ECLI:NL:RBOBR:2023:2036
Rechtbank Oost-Brabant
- Wraking
- Rechtspraak.nl
Afwijzing wrakingsverzoek wegens gebrek aan feiten en omstandigheden die onpartijdigheid van de rechter aantonen
Op 1 maart 2023 heeft de meervoudige wrakingskamer van de Rechtbank Oost-Brabant een verzoek tot wraking afgewezen. Het verzoek was ingediend door een verzoekster die op 14 juni 2022 beroep had ingesteld tegen een beslissing van het UWV. Tijdens de mondelinge behandeling op 8 februari 2023 overhandigde verzoekster haar wrakingsverzoek aan de rechter, mr. D.J.M. van de Voort.
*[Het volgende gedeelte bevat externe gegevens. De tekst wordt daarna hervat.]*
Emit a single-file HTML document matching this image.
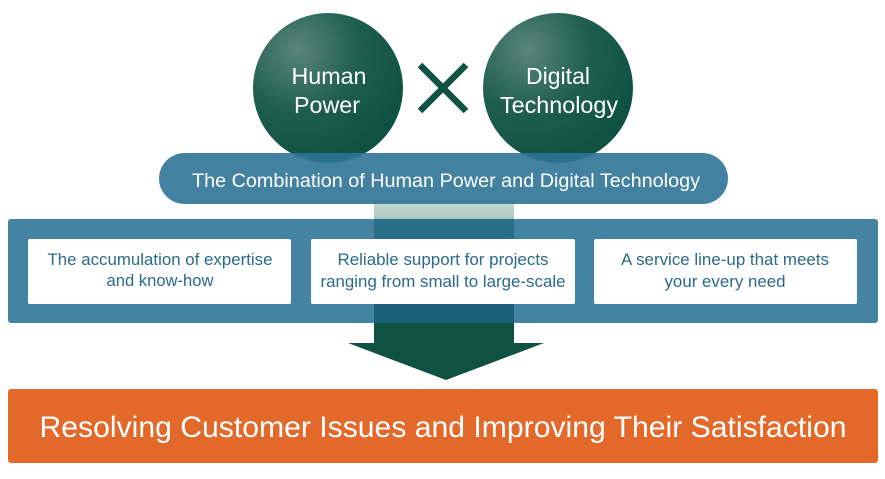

In haar verzoek stelde zij dat er ernstige twijfels bestonden over de onpartijdigheid van de rechters en officieren van justitie, en dat er geen bevoegdheid zou zijn voor de rechters en officieren omdat de rechtbanken volgens haar pas sinds 2021 zouden bestaan.
De rechter reageerde op het wrakingsverzoek door te stellen dat er geen feiten of omstandigheden waren die zijn onpartijdigheid in gevaar zouden kunnen brengen. De wrakingskamer oordeelde dat verzoekster geen relevante feiten had aangedragen die konden wijzen op partijdigheid van de rechter. Volgens artikel 8:15 van de Algemene wet bestuursrecht kan een rechter gewraakt worden op basis van feiten die de onpartijdigheid in gevaar kunnen brengen, maar in dit geval was er geen aanleiding voor een behandeling van het verzoek ter zitting.
De rechtbank concludeerde dat het verzoek tot wraking ongegrond was en wees dit af. De beslissing werd openbaar uitgesproken en er staat geen rechtsmiddel open tegen deze beslissing, zoals bepaald in artikel 8:18, vijfde lid, van de Awb.